Here are the sample 3 x 5 cards for these roles:
About the same time that the two firefighters with the ground ladder start to raise it, the officer swings the roof ladder into position next to the ground ladder as the firefighters who raised the ground ladder start to ascend it. One climbs to the eave line; one is slightly below. They both latch onto the roof ladder and start to push it upward. Once the roof ladder is in place and the ground ladder is tied off, the members head to the roof. The officer is the third person up and stages around the eave line to supervise, report conditions and assist as needed.
The driver places the pike pole onto the ground ladder, using its hook to hold it in place on an upper rung of the ground ladder. The driver then starts the saw and passes it up to the officer, who passes it along the line until it gets to the firefighter at the peak. After making the required cuts, the saw can be passed down to the other firefighter on the roof ladder who can enlarge the opening as needed.

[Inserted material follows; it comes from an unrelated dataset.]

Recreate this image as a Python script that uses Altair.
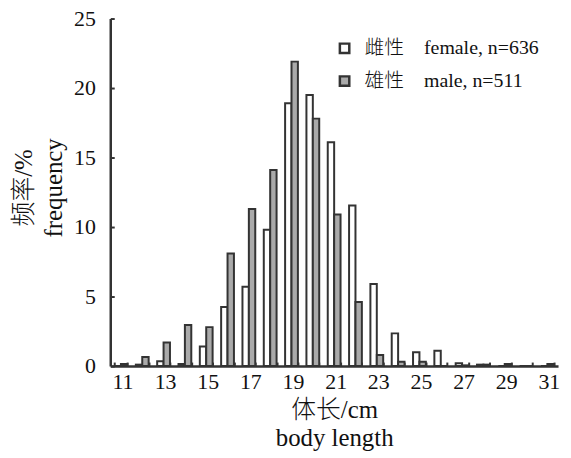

Opening the roof is not supposed to be a long affair. You and your crew are perched on top of a structure that’s burning and, as such, you should want to operate in the most timely and efficient manner possible. So get out and observe your roof operation, conduct your own time-and-motion study, and practice it until it appears as organized and efficient as raw materials traveling down a production line.
This evolution, of course, is just one example of how you can use 3 x 5 cards to help your crew stay focused on their duties. Going through the motions of any evolution will likely help your crew see where they can speed up, what efforts are duplicated and how they can become a well-oiled machine.
- Roof ladder
- Size-up roof and select area to be opened.

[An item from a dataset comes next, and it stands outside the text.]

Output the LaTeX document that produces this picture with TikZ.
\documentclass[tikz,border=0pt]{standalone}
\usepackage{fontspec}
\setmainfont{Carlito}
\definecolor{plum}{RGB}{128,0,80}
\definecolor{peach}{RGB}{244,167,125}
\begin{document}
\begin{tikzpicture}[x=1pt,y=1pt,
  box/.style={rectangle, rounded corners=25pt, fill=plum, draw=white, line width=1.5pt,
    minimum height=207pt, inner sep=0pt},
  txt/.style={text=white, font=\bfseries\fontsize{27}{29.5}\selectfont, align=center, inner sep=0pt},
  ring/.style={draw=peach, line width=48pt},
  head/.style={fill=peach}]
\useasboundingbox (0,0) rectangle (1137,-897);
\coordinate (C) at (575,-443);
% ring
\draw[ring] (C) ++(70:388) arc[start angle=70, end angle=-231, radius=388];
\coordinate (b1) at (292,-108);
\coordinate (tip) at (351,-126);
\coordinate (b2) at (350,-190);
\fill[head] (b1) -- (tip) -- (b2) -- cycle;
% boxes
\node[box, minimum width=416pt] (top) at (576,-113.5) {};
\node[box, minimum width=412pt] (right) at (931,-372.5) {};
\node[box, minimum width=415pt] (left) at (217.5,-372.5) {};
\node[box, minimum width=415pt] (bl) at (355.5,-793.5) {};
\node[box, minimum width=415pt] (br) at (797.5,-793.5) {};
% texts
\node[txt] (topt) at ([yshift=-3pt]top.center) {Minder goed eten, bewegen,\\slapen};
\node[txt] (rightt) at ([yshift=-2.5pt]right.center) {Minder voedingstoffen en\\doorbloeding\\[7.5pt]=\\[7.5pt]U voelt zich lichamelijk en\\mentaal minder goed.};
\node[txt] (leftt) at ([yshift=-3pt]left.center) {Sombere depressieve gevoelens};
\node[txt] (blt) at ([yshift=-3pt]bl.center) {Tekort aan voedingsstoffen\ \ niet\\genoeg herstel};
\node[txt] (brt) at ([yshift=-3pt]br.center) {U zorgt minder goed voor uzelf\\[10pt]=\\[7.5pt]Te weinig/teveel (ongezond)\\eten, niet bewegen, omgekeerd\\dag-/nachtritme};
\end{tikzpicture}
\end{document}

- Start horizontal venting using the roof ladder as needed.
- When the ground ladder is in place, hand the roof ladder to members on the ground ladder.
- Climb to the gutter level, and supervise and assist the venting process.

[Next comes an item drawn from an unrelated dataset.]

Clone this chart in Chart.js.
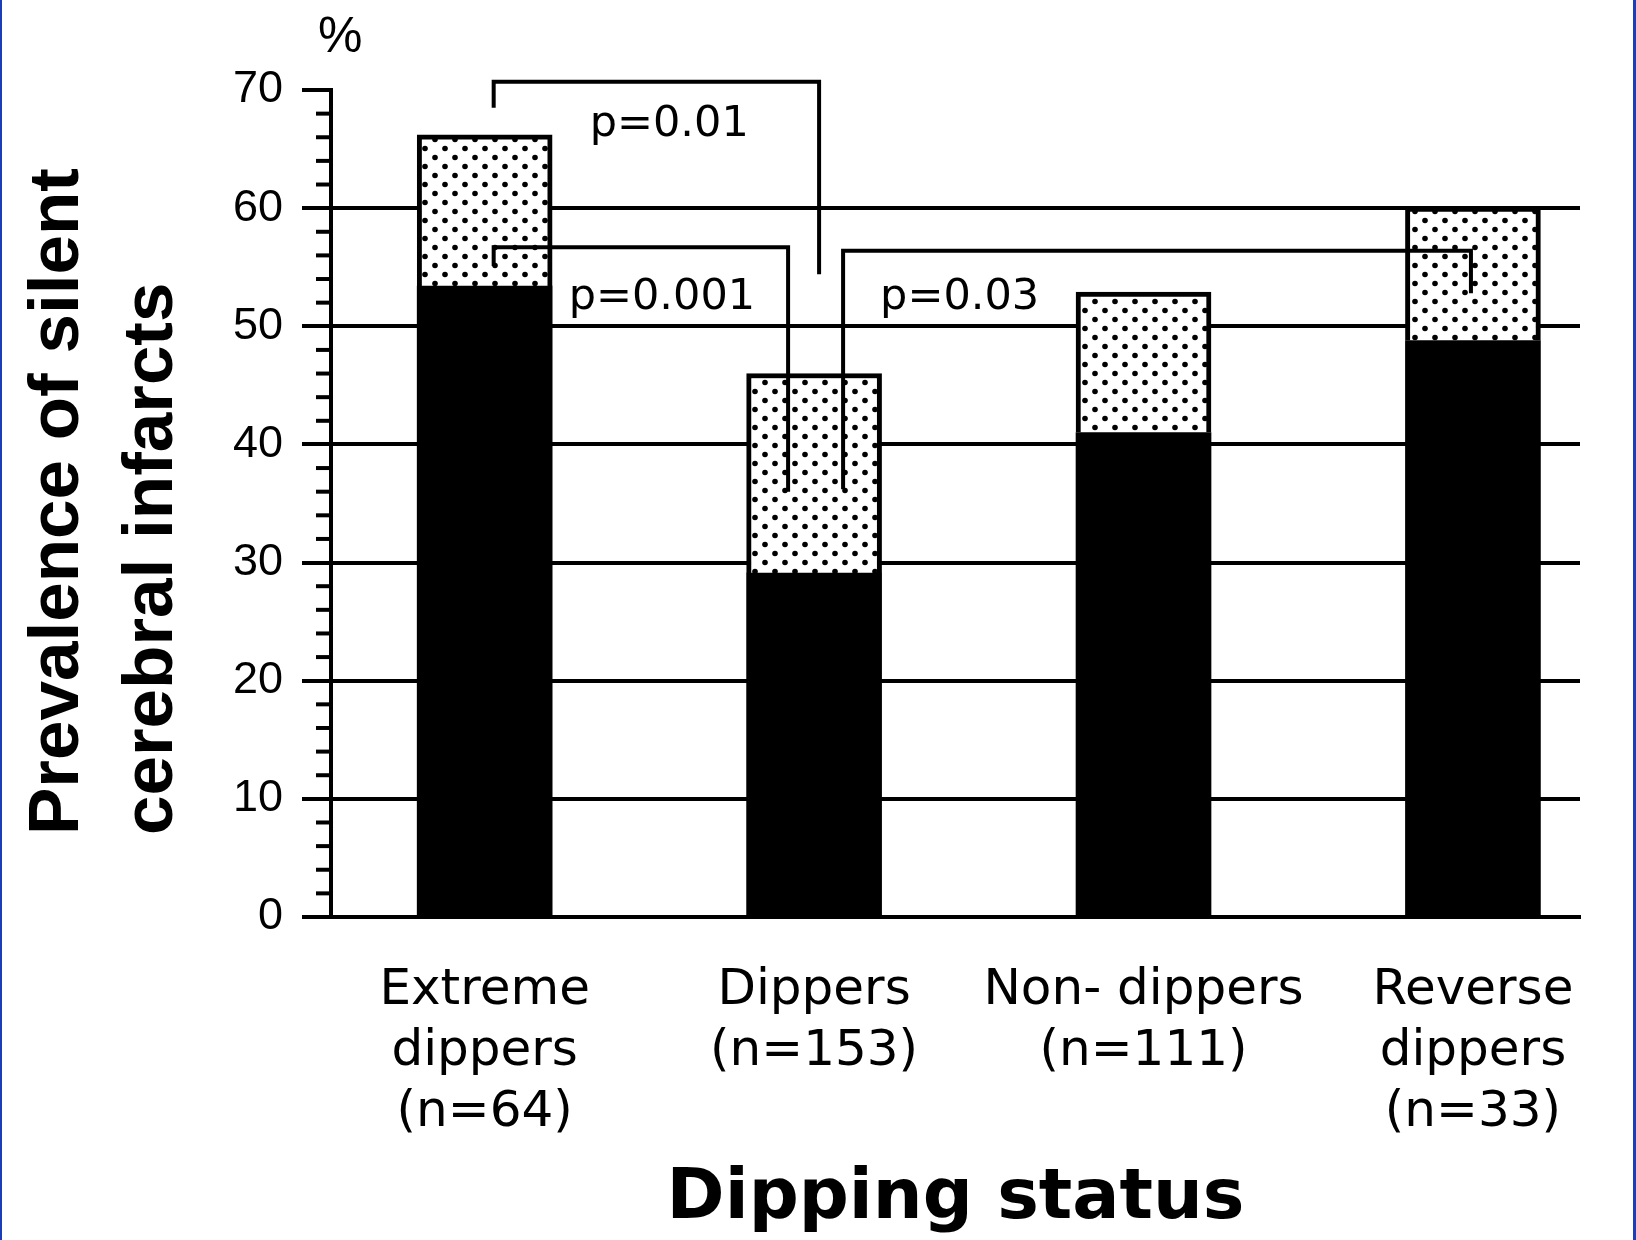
<!DOCTYPE html>
<html>
<head>
<meta charset="utf-8">
<title>Prevalence of silent cerebral infarcts by dipping status</title>
<script src="https://cdn.jsdelivr.net/npm/chart.js@4/dist/chart.umd.min.js"></script>
<style>
  html, body { margin: 0; padding: 0; background: #fff; }
  #wrap { position: relative; width: 1636px; height: 1240px; overflow: hidden; background: #fff; }
  #wrap::before, #wrap::after { content: ''; position: absolute; top: 0; bottom: 0; background: #1b3db8; z-index: 2; }
  #wrap::before { left: 0; width: 2px; }
  #wrap::after { right: 0; width: 3px; }
  canvas { display: block; }
</style>
</head>
<body>
<div id="wrap"><canvas id="chart" width="1636" height="1240"></canvas></div>
<script>
// Groups along the x axis (multi-line tick labels)
const categories = [
  ['Extreme', 'dippers', '(n=64)'],
  ['Dippers', '(n=153)'],
  ['Non- dippers', '(n=111)'],
  ['Reverse', 'dippers', '(n=33)']
];

// Prevalence (%) : solid lower segment and dotted upper segment of each stacked bar
const solidPct  = [53.4, 29.1, 41.0, 48.8];
const dottedPct = [12.8, 16.9, 11.9, 11.3];

// Value axis
const yMin = 0;
const yMax = 70;
const yMajorStep = 10;
const yMinorStep = 2;

// Pairwise comparisons drawn as brackets
const compLabels   = ['p=0.01', 'p=0.001', 'p=0.03'];
const compFrom     = [0, 0, 1];
const compTo       = [1, 1, 3];
const compLevel    = [70.7, 56.7, 56.4];   // height of the horizontal bar
const compFromEnd  = [68.5, 55.1, 36.2];   // lower end of left leg
const compToEnd    = [54.4, 36.0, 52.8];   // lower end of right leg
const compTextBase = [66.1, 51.5, 51.5];   // baseline of the p-value text

const yTitleLines = ['Prevalence of silent', 'cerebral infarcts'];
const xTitle = 'Dipping status';
const unitLabel = '%';

// Layout / styling (pixels)
const STYLE = {
  barThickness: 135,
  bracketDx: [[9, 5], [9, -26], [29, -2]],
  textDx: [96, 75, 37],
  lineWidth: 4,
  minorTickLen: 15,
  yTitleX: 78, yTitleGap: 94, yTitleStart: 835,
};

function dotPattern() {
  const t = document.createElement('canvas');
  t.width = 20; t.height = 18;
  const g = t.getContext('2d');
  g.fillStyle = '#fff';
  g.fillRect(0, 0, 20, 18);
  g.fillStyle = '#000';
  [[5, 4.5], [15, 13.5]].forEach(([x, y]) => {
    g.beginPath(); g.arc(x, y, 2.8, 0, Math.PI * 2); g.fill();
  });
  return g.createPattern(t, 'repeat');
}

const minorTicks = {
  id: 'minorTicks',
  afterDraw(chart) {
    const y = chart.scales.y, ctx = chart.ctx;
    ctx.save();
    ctx.strokeStyle = '#000';
    ctx.lineWidth = 4;
    y.ticks.forEach(t => {
      if (t.value % yMajorStep === 0) return;
      const py = y.getPixelForValue(t.value);
      ctx.beginPath();
      ctx.moveTo(y.right - STYLE.minorTickLen, py);
      ctx.lineTo(y.right, py);
      ctx.stroke();
    });
    ctx.restore();
  }
};

const brackets = {
  id: 'brackets',
  afterDatasetsDraw(chart) {
    const x = chart.scales.x, y = chart.scales.y, ctx = chart.ctx;
    ctx.save();
    ctx.strokeStyle = '#000';
    ctx.lineWidth = STYLE.lineWidth;
    ctx.lineCap = 'butt';
    ctx.lineJoin = 'miter';
    ctx.fillStyle = '#000';
    ctx.font = '43px "DejaVu Sans"';
    ctx.textAlign = 'left';
    ctx.textBaseline = 'alphabetic';
    compLabels.forEach((label, i) => {
      const x1 = x.getPixelForValue(compFrom[i]) + STYLE.bracketDx[i][0];
      const x2 = x.getPixelForValue(compTo[i]) + STYLE.bracketDx[i][1];
      const yl = y.getPixelForValue(compLevel[i]);
      ctx.beginPath();
      ctx.moveTo(x1, y.getPixelForValue(compFromEnd[i]));
      ctx.lineTo(x1, yl);
      ctx.lineTo(x2, yl);
      ctx.lineTo(x2, y.getPixelForValue(compToEnd[i]));
      ctx.stroke();
      ctx.fillText(label, x1 + STYLE.textDx[i], y.getPixelForValue(compTextBase[i]));
    });
    ctx.restore();
  }
};

const axisTexts = {
  id: 'axisTexts',
  afterDraw(chart) {
    const ctx = chart.ctx, area = chart.chartArea;
    ctx.save();
    ctx.fillStyle = '#000';
    ctx.textAlign = 'left';
    ctx.textBaseline = 'alphabetic';
    ctx.font = '50px "Liberation Sans"';
    ctx.fillText(unitLabel, area.left - 13, area.top - 38);
    ctx.font = 'bold 71px "Liberation Sans"';
    yTitleLines.forEach((line, i) => {
      ctx.save();
      ctx.translate(STYLE.yTitleX + i * STYLE.yTitleGap, STYLE.yTitleStart);
      ctx.rotate(-Math.PI / 2);
      ctx.fillText(line, 0, 0);
      ctx.restore();
    });
    ctx.restore();
  }
};

function build() {
  new Chart(document.getElementById('chart'), {
    type: 'bar',
    data: {
      datasets: [
        {
          label: 'solid',
          data: solidPct.map((v, i) => ({ x: i, y: v })),
          backgroundColor: '#000',
          borderWidth: 0,
          barThickness: STYLE.barThickness
        },
        {
          label: 'dotted',
          data: dottedPct.map((v, i) => ({ x: i, y: v })),
          backgroundColor: dotPattern(),
          borderColor: '#000',
          borderWidth: 5,
          borderSkipped: 'bottom',
          barThickness: STYLE.barThickness
        }
      ]
    },
    options: {
      responsive: false,
      animation: false,
      devicePixelRatio: 1,
      layout: { padding: { top: 90, right: 56, left: 0, bottom: 0 } },
      plugins: { legend: { display: false }, tooltip: { enabled: false } },
      scales: {
        x: {
          type: 'linear',
          stacked: true,
          min: -0.4665,
          max: 3.325,
          offset: false,
          afterBuildTicks: s => { s.ticks = categories.map((_, i) => ({ value: i })); },
          afterFit: s => { s.height = 323; },
          grid: { display: false, drawTicks: false },
          border: { display: true, color: '#000', width: 4 },
          ticks: {
            autoSkip: false, maxRotation: 0, minRotation: 0,
            padding: 44, color: '#000',
            font: { family: 'DejaVu Sans', size: 50, lineHeight: '61px' },
            callback: v => categories[v]
          },
          title: {
            display: true, text: xTitle, color: '#000',
            font: { family: 'DejaVu Sans', weight: 'bold', size: 70, lineHeight: 1 },
            padding: { top: 0, bottom: 5 }
          }
        },
        y: {
          stacked: true,
          min: yMin,
          max: yMax,
          afterFit: s => { s.width = 331; },
          ticks: {
            stepSize: yMinorStep, autoSkip: false, padding: 19, color: '#000',
            font: { family: 'Liberation Sans', size: 45 },
            callback: v => (v % yMajorStep === 0 ? String(v) : '')
          },
          grid: {
            color: c => (c.tick && c.tick.value % yMajorStep === 0 && c.tick.value > yMin && c.tick.value < yMax) ? '#000' : 'rgba(0,0,0,0)',
            lineWidth: 4,
            tickLength: 29,
            tickWidth: 4,
            tickColor: c => (c.tick && c.tick.value % yMajorStep === 0) ? '#000' : 'rgba(0,0,0,0)'
          },
          border: { display: true, color: '#000', width: 4 }
        }
      }
    },
    plugins: [minorTicks, brackets, axisTexts]
  });
}

const fontLoads = [
  '50px "DejaVu Sans"', 'bold 70px "DejaVu Sans"',
  '45px "Liberation Sans"', 'bold 71px "Liberation Sans"'
].map(f => document.fonts.load(f).catch(() => null));
Promise.all(fontLoads).then(build, build);
</script>
</body>
</html>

- Use a Halligan for prying as needed.
- Be prepared to relieve or join members on the roof.
- Pick axe
- Ground ladder
- Select the appropriate ground ladder and act as the butt person.
- Pair up with the person behind the officer to bring the selected ground ladder to the designated location.
- Foot the butt of the ground ladder as it’s being raised.
- Climb the ground ladder and receive the roof ladder.
- Get the roof ladder in position and tie off the roof ladder.
- Sound the roof, proceed to the peak and start to open the roof.
- When a chainsaw is handed up, continue ventilation using the saw.
- When the upper portion of the roof has been opened, hand the saw to the firefighter on the ladder below, and use the hook to push any ceiling inside.
- Splitting maul
- Ground ladder
- Bring a splitting maul and, with the “Behind Driver,” bring the appropriate ground ladder to the area designated by the officer.
- Move the tip of the ladder into position at the fire building.
- Follow the “Behind Driver” up the ladder. Assist in pushing the roof ladder into position and follow the first firefighter onto the roof.
- Hand equipment and tools to the firefighter at the peak as needed.
- Assist in ventilation as needed.
- Chopping or smashing tool
- Pike pole or other long pushing and pulling tool
- Exit the rig, and place a chopping or smashing tool in your SCBA strap.
- Grab a chainsaw and a pike pole (or other long pushing/pulling tool).
- Position yourself at the base of the ground ladder.
- Foot or secure the ladder as needed.
- Place your pike pole on the ground ladder’s rungs with the hook hung over a rung as high up as possible.
- Start the chainsaw and then pass it up.
- Be prepared to run for tools and equipment and to relieve those on the roof (as long as the ladder is properly secured per NFPA guidelines).